■ STORED DATA
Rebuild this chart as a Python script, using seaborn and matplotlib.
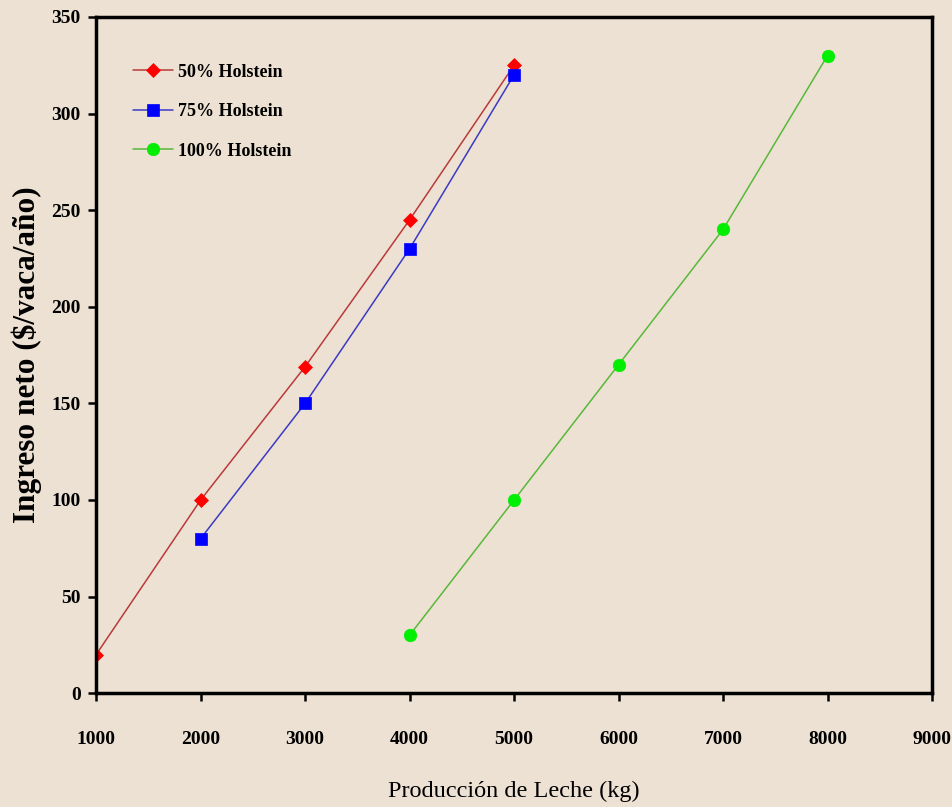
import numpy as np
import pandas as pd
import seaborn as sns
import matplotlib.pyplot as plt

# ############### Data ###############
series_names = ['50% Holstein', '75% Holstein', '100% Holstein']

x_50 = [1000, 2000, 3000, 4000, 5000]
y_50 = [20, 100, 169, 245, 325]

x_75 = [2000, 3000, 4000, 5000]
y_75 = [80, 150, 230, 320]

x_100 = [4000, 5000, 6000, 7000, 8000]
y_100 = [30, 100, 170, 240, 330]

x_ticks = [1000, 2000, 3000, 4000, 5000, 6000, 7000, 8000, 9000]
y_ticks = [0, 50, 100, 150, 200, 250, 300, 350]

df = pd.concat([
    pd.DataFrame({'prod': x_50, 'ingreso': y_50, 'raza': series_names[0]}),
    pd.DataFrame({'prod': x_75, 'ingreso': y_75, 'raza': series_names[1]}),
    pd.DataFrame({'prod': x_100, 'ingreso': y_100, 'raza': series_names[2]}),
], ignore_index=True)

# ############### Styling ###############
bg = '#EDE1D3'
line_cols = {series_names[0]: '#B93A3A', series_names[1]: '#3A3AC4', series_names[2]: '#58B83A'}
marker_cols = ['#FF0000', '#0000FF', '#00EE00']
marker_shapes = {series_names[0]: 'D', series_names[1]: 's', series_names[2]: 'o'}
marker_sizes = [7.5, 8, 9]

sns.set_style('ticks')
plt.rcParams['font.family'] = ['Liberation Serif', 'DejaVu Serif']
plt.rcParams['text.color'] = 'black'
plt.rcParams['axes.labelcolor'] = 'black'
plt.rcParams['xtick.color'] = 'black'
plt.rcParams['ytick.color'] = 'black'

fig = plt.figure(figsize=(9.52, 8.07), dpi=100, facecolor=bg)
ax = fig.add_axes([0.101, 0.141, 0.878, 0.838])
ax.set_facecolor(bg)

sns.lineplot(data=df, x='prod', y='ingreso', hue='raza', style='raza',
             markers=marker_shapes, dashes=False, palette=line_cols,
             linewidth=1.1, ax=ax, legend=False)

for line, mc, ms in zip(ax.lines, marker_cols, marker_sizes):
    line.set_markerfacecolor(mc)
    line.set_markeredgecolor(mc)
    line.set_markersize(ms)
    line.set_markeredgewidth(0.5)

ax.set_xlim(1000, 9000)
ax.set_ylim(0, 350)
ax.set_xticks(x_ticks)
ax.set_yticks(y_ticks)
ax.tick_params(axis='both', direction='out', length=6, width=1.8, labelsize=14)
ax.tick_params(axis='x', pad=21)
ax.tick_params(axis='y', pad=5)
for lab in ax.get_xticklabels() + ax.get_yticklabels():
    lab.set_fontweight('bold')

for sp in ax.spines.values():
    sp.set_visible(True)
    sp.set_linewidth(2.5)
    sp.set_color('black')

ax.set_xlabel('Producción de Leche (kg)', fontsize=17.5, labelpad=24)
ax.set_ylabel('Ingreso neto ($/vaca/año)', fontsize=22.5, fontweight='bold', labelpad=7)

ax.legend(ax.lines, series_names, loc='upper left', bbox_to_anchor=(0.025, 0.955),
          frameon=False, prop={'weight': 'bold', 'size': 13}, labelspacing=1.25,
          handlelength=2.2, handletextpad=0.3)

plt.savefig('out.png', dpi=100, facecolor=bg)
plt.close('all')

■ YOUR GOAL
Show the lines from the data above that contain the string "matplotlib".

■ SOLUTION TO THE EXERCISE
Rebuild this chart as a Python script, using seaborn and matplotlib.
import matplotlib.pyplot as plt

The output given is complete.